Ntvnews.id, Jakarta - Suasana Pulau Wayag yang biasanya tenang dan indah mendadak berubah mencekam. Sejumlah masyarakat adat dari suku Kawei secara tegas menutup akses wisata dan mengusir turis dari pulau ikonik Raja Ampat itu, sebagai bentuk penolakan atas rencana pencabutan izin tambang sejumlah perusahaan.
Dalam video yang viral di media sosial, terlihat warga adat mendatangi kapal wisatawan, meneriakkan protes keras, bahkan merusak perahu yang hendak digunakan berwisata. Aksi itu menuai sorotan luas, tetapi bagi masyarakat adat, ini bukan sekadar kemarahan, melainkan perlawanan terhadap ketidakadilan yang mereka rasakan.
Pemicu utama ketegangan ini adalah keputusan pemerintah pusat yang mencabut izin usaha pertambangan (IUP) empat perusahaan nikel yang beroperasi di wilayah adat mereka, termasuk PT Kawei Sejahtera Mining (KSM) yang berada di Pulau Kawe.
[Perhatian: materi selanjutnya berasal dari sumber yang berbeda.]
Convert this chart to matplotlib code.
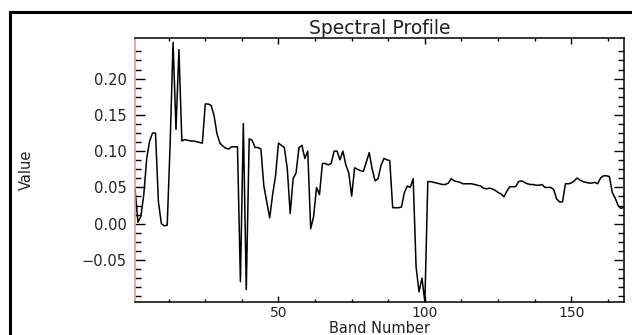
import matplotlib
matplotlib.use("Agg")
import matplotlib.pyplot as plt
import numpy as np
from matplotlib.lines import Line2D
from matplotlib.ticker import MultipleLocator, FixedLocator, FuncFormatter

# spectral values, one per band (1..168)
values = [
    0.048, 0.002, 0.010, 0.040, 0.090, 0.114, 0.125, 0.125, 0.030, 0.000,
    -0.003, -0.002, 0.110, 0.250, 0.130, 0.240, 0.114, 0.116, 0.115, 0.114,
    0.114, 0.113, 0.112, 0.111, 0.165, 0.165, 0.163, 0.149, 0.124, 0.111,
    0.107, 0.104, 0.103, 0.106, 0.106, 0.106, -0.080, 0.138, -0.091, 0.117,
    0.115, 0.105, 0.105, 0.103, 0.052, 0.030, 0.008, 0.040, 0.066, 0.111,
    0.108, 0.105, 0.076, 0.014, 0.062, 0.070, 0.105, 0.108, 0.090, 0.100,
    -0.007, 0.010, 0.050, 0.040, 0.083, 0.083, 0.081, 0.083, 0.100, 0.100,
    0.088, 0.100, 0.081, 0.070, 0.038, 0.077, 0.075, 0.073, 0.072, 0.085,
    0.098, 0.075, 0.059, 0.062, 0.080, 0.090, 0.088, 0.087, 0.022, 0.022,
    0.022, 0.023, 0.043, 0.052, 0.050, 0.062, -0.060, -0.094, -0.075, -0.108,
    0.058, 0.058, 0.057, 0.056, 0.055, 0.054, 0.054, 0.056, 0.062, 0.059,
    0.058, 0.057, 0.055, 0.055, 0.055, 0.055, 0.054, 0.053, 0.052, 0.049,
    0.048, 0.049, 0.048, 0.046, 0.043, 0.041, 0.037, 0.045, 0.051, 0.051,
    0.051, 0.058, 0.059, 0.057, 0.055, 0.054, 0.054, 0.053, 0.053, 0.054,
    0.050, 0.050, 0.050, 0.047, 0.034, 0.030, 0.030, 0.055, 0.055, 0.056,
    0.059, 0.063, 0.060, 0.058, 0.057, 0.056, 0.056, 0.057, 0.055, 0.063,
    0.066, 0.066, 0.065, 0.043, 0.035, 0.025, 0.021, 0.023,
]
bands = list(range(1, len(values) + 1))

yticks = [-0.05, 0.00, 0.05, 0.10, 0.15, 0.20]
xticks = [50, 100, 150]

title = "Spectral Profile"
xlabel = "Band Number"
ylabel = "Value"

W, H = 632, 335
fig = plt.figure(figsize=(W / 100, H / 100), dpi=100)
fig.patch.set_facecolor("white")

# outer window frame (only left and top edges show)
fig.add_artist(Line2D([10 / W, 10 / W], [0, 1 - 12 / H], color="black", lw=2.2,
                      transform=fig.transFigure))
fig.add_artist(Line2D([10 / W, 1], [1 - 12 / H, 1 - 12 / H], color="black", lw=2.2,
                      transform=fig.transFigure))

ax = fig.add_axes([135 / W, 1 - 302 / H, (624 - 135) / W, (302 - 38) / H])
ax.plot(bands, values, color="black", lw=1.1)

ax.set_xlim(1, 168)
ax.set_ylim(-0.108, 0.256)

ax.xaxis.set_major_locator(FixedLocator(xticks))
ax.xaxis.set_minor_locator(MultipleLocator(12.5))
ax.yaxis.set_major_locator(FixedLocator(yticks))
ax.yaxis.set_minor_locator(FixedLocator(np.arange(-0.1, 0.245, 0.0125)))
ax.yaxis.set_major_formatter(FuncFormatter(lambda v, p: ("%.2f" % v).replace("-", "\u2212")))

ax.tick_params(axis="x", which="both", direction="in", top=True, bottom=True,
               labelsize=10, labelcolor="#222222", pad=3)
ax.tick_params(axis="x", which="major", length=4, width=1)
ax.tick_params(axis="x", which="minor", length=2.5, width=1)
ax.tick_params(axis="y", which="both", direction="in", left=True, right=True,
               labelsize=10.5, labelcolor="#222222", pad=6)
ax.tick_params(axis="y", which="major", length=7, width=1)
ax.tick_params(axis="y", which="minor", length=4.5, width=1)

for s in ax.spines.values():
    s.set_linewidth(1.1)
ax.spines["left"].set_color("#e09090")

ax.set_title(title, fontsize=13.5, color="#222222", pad=2)
ax.set_xlabel(xlabel, fontsize=10.5, color="#222222", va="top")
ax.xaxis.set_label_coords(0.5, -(321 - 302) / (302 - 38))
ax.set_ylabel(ylabel, fontsize=10.5, color="#222222")
ax.yaxis.set_label_coords(-101 / (624 - 135), 0.5)

fig.savefig("out.png", dpi=100, facecolor="white")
Perusahaan ini telah menjalin kesepakatan langsung dengan pemilik hak ulayat dari empat marga, yaitu Ayelo, Daat, Ayei, dan Arempele.
View this post on Instagram
“Kami tidak mengganggu wisata, tapi kenapa atas nama pariwisata justru mau mengganggu perusahaan kami yang telah kami perjuangkan demi masa depan anak cucu kami,” ujar Luther Ayelo, tokoh adat sekaligus pemilik hak ulayat Pulau Wayag.
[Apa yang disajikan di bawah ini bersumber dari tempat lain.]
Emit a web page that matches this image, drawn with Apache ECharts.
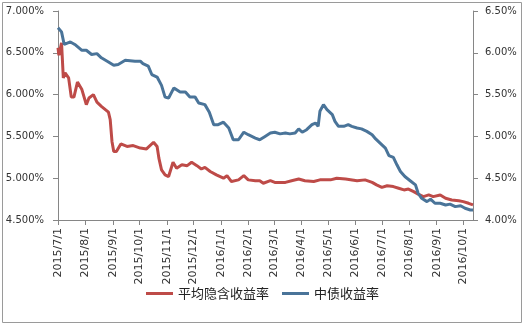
<!DOCTYPE html>
<html><head><meta charset="utf-8">
<script src="https://cdn.jsdelivr.net/npm/echarts@6/dist/echarts.min.js"></script>
<style>html,body{margin:0;padding:0;background:#fff}#c{width:525px;height:327px}</style>
</head><body><div id="c"></div>
<script>
// 平均隐含收益率 (left axis)
const redDates = ['2015-07-01','2015-07-02','2015-07-05','2015-07-07','2015-07-09','2015-07-13','2015-07-16','2015-07-19','2015-07-23','2015-07-28',
'2015-08-02','2015-08-05','2015-08-10','2015-08-14','2015-08-19','2015-08-27','2015-08-29','2015-08-31','2015-09-02','2015-09-05',
'2015-09-10','2015-09-17','2015-09-24','2015-10-02','2015-10-09','2015-10-17','2015-10-21','2015-10-23','2015-10-26','2015-10-30',
'2015-11-03','2015-11-08','2015-11-12','2015-11-18','2015-11-24','2015-11-29','2015-12-05','2015-12-10','2015-12-14','2015-12-20',
'2015-12-27','2016-01-04','2016-01-08','2016-01-13','2016-01-21','2016-01-27','2016-02-01','2016-02-09','2016-02-14','2016-02-18',
'2016-02-26','2016-03-02','2016-03-14','2016-03-21','2016-03-29','2016-04-05','2016-04-15','2016-04-22','2016-05-04','2016-05-11',
'2016-05-21','2016-06-03','2016-06-12','2016-06-20','2016-06-25','2016-07-01','2016-07-07','2016-07-14','2016-07-20','2016-07-26',
'2016-07-31','2016-08-06','2016-08-11','2016-08-17','2016-08-23','2016-08-28','2016-09-05','2016-09-11','2016-09-18','2016-09-26',
'2016-10-01','2016-10-07','2016-10-12'];
const redValues = [6.56,6.47,6.62,6.20,6.26,6.20,5.97,5.97,6.15,6.06,
5.88,5.96,6.00,5.91,5.86,5.79,5.70,5.44,5.32,5.32,
5.41,5.38,5.39,5.36,5.35,5.43,5.38,5.24,5.10,5.04,
5.02,5.19,5.12,5.16,5.15,5.19,5.15,5.11,5.13,5.08,
5.04,5.00,5.03,4.96,4.98,5.03,4.98,4.97,4.97,4.94,
4.97,4.95,4.95,4.97,4.99,4.97,4.96,4.98,4.98,5.00,
4.99,4.97,4.98,4.95,4.92,4.89,4.91,4.90,4.88,4.86,
4.87,4.84,4.81,4.78,4.80,4.78,4.80,4.76,4.74,4.73,
4.72,4.70,4.68];
// 中债收益率 (right axis)
const blueDates = ['2015-07-01','2015-07-05','2015-07-08','2015-07-15','2015-07-20','2015-07-28','2015-08-02','2015-08-08','2015-08-14','2015-08-19',
'2015-08-27','2015-09-02','2015-09-07','2015-09-15','2015-09-26','2015-10-02','2015-10-05','2015-10-11','2015-10-15','2015-10-21',
'2015-10-26','2015-10-30','2015-11-03','2015-11-09','2015-11-16','2015-11-22','2015-11-27','2015-12-03','2015-12-07','2015-12-14',
'2015-12-19','2015-12-24','2015-12-29','2016-01-04','2016-01-10','2016-01-15','2016-01-21','2016-01-27','2016-02-01','2016-02-09',
'2016-02-14','2016-02-20','2016-02-26','2016-03-02','2016-03-08','2016-03-14','2016-03-19','2016-03-25','2016-03-29','2016-04-02',
'2016-04-07','2016-04-13','2016-04-17','2016-04-20','2016-04-22','2016-04-26','2016-04-30','2016-05-06','2016-05-09','2016-05-13',
'2016-05-19','2016-05-24','2016-05-28','2016-06-03','2016-06-08','2016-06-14','2016-06-20','2016-06-24','2016-06-29','2016-07-05',
'2016-07-09','2016-07-14','2016-07-18','2016-07-22','2016-07-27','2016-08-02','2016-08-08','2016-08-11','2016-08-15','2016-08-21',
'2016-08-25','2016-08-30','2016-09-05','2016-09-11','2016-09-16','2016-09-22','2016-09-28','2016-10-03','2016-10-09','2016-10-12'];
const blueValues = [6.30,6.25,6.10,6.13,6.10,6.03,6.03,5.98,5.99,5.94,
5.89,5.85,5.86,5.91,5.90,5.90,5.87,5.84,5.74,5.71,
5.61,5.47,5.46,5.58,5.53,5.53,5.47,5.47,5.40,5.38,
5.29,5.14,5.14,5.17,5.10,4.96,4.96,5.05,5.02,4.98,
4.96,5.00,5.04,5.05,5.03,5.04,5.03,5.04,5.09,5.05,
5.08,5.14,5.16,5.12,5.30,5.38,5.32,5.26,5.18,5.12,
5.12,5.14,5.12,5.10,5.09,5.06,5.02,4.97,4.92,4.86,
4.77,4.75,4.66,4.58,4.52,4.47,4.42,4.32,4.26,4.22,
4.25,4.20,4.20,4.18,4.19,4.16,4.17,4.14,4.12,4.12];
const tickDates = ['2015-07-01','2015-08-01','2015-09-01','2015-10-01','2015-11-01','2015-12-01','2016-01-01','2016-02-01',
'2016-03-01','2016-04-01','2016-05-01','2016-06-01','2016-07-01','2016-08-01','2016-09-01','2016-10-01'];
const seriesNames = ['平均隐含收益率','中债收益率'];

function ts(s){const p=s.split('-').map(Number);return Date.UTC(p[0],p[1]-1,p[2]);}
const tickTs = tickDates.map(ts);
const chart = echarts.init(document.getElementById('c'));
chart.setOption({
  animation:false,
  backgroundColor:'#fff',
  textStyle:{fontFamily:'DejaVu Sans'},
  graphic:[{type:'rect',shape:{x:2.5,y:2.5,width:519,height:320},style:{fill:'none',stroke:'#9a9a9a',lineWidth:1},silent:true}],
  grid:{left:58,right:52,top:11,bottom:107,containLabel:false},
  legend:{bottom:22,left:'center',icon:'rect',itemWidth:27,itemHeight:3,itemGap:13,
    textStyle:{fontSize:13,color:'#222',fontFamily:'Noto Sans CJK SC'},data:seriesNames},
  xAxis:{type:'value',min:ts('2015-07-01'),max:ts('2016-10-12'),
    axisLine:{lineStyle:{color:'#868686',width:1}},
    axisTick:{show:true,length:5,customValues:tickTs,lineStyle:{color:'#868686'}},
    axisLabel:{customValues:tickTs,rotate:90,margin:8,fontSize:11,color:'#333',hideOverlap:false,showMinLabel:true,showMaxLabel:true,
      formatter:function(v){const d=new Date(v);return d.getUTCFullYear()+'/'+(d.getUTCMonth()+1)+'/'+d.getUTCDate();}},
    splitLine:{show:false}},
  yAxis:[
    {type:'value',min:4.5,max:7,interval:0.5,
     axisLine:{show:true,lineStyle:{color:'#868686'}},axisTick:{show:true,length:5,lineStyle:{color:'#868686'}},
     axisLabel:{fontSize:10,color:'#333',margin:14,formatter:v=>v.toFixed(3)+'%'},splitLine:{show:false}},
    {type:'value',min:4,max:6.5,interval:0.5,position:'right',
     axisLine:{show:true,lineStyle:{color:'#868686'}},axisTick:{show:true,length:5,lineStyle:{color:'#868686'}},
     axisLabel:{fontSize:10,color:'#333',margin:12,formatter:v=>v.toFixed(2)+'%'},splitLine:{show:false}}
  ],
  series:[
    {name:seriesNames[0],type:'line',yAxisIndex:0,showSymbol:false,symbol:'none',
     lineStyle:{color:'#BE4B48',width:3},itemStyle:{color:'#BE4B48'},
     data:redDates.map((d,i)=>[ts(d),redValues[i]])},
    {name:seriesNames[1],type:'line',yAxisIndex:1,showSymbol:false,symbol:'none',
     lineStyle:{color:'#4A7499',width:3},itemStyle:{color:'#4A7499'},
     data:blueDates.map((d,i)=>[ts(d),blueValues[i]])}
  ]
});
</script></body></html>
Masyarakat adat menilai, selama ini sektor pariwisata konservasi hanya sedikit memberikan manfaat langsung bagi ekonomi lokal. Berbeda halnya dengan tambang, yang dinilai mampu membuka lapangan kerja dan memberikan penghasilan riil bagi warga sekitar.
Mereka merasa dirugikan karena aspirasi mereka seolah tidak dihitung dalam pengambilan kebijakan pusat. Puluhan warga dari empat marga pun memalang pintu masuk ke kawasan wisata Wayag sejak Senin, 9 Juni 2025.
Akses masuk ditutup total dan seluruh kegiatan wisatawan dihentikan. Situasi ini membuat banyak pihak bingung, karena Raja Ampat selama ini dikenal sebagai destinasi dunia yang menjual harmoni antara ekowisata dan kearifan lokal.
Di tengah aksi tersebut, masyarakat adat juga menyampaikan kekecewaan atas beredarnya konten-konten manipulatif di media sosial yang menyudutkan gerakan mereka. Mereka merasa perjuangan mereka dikerdilkan dan dipelintir menjadi bentuk anarkisme, padahal menurut mereka, ini adalah upaya mempertahankan hak hidup di atas tanah warisan leluhur.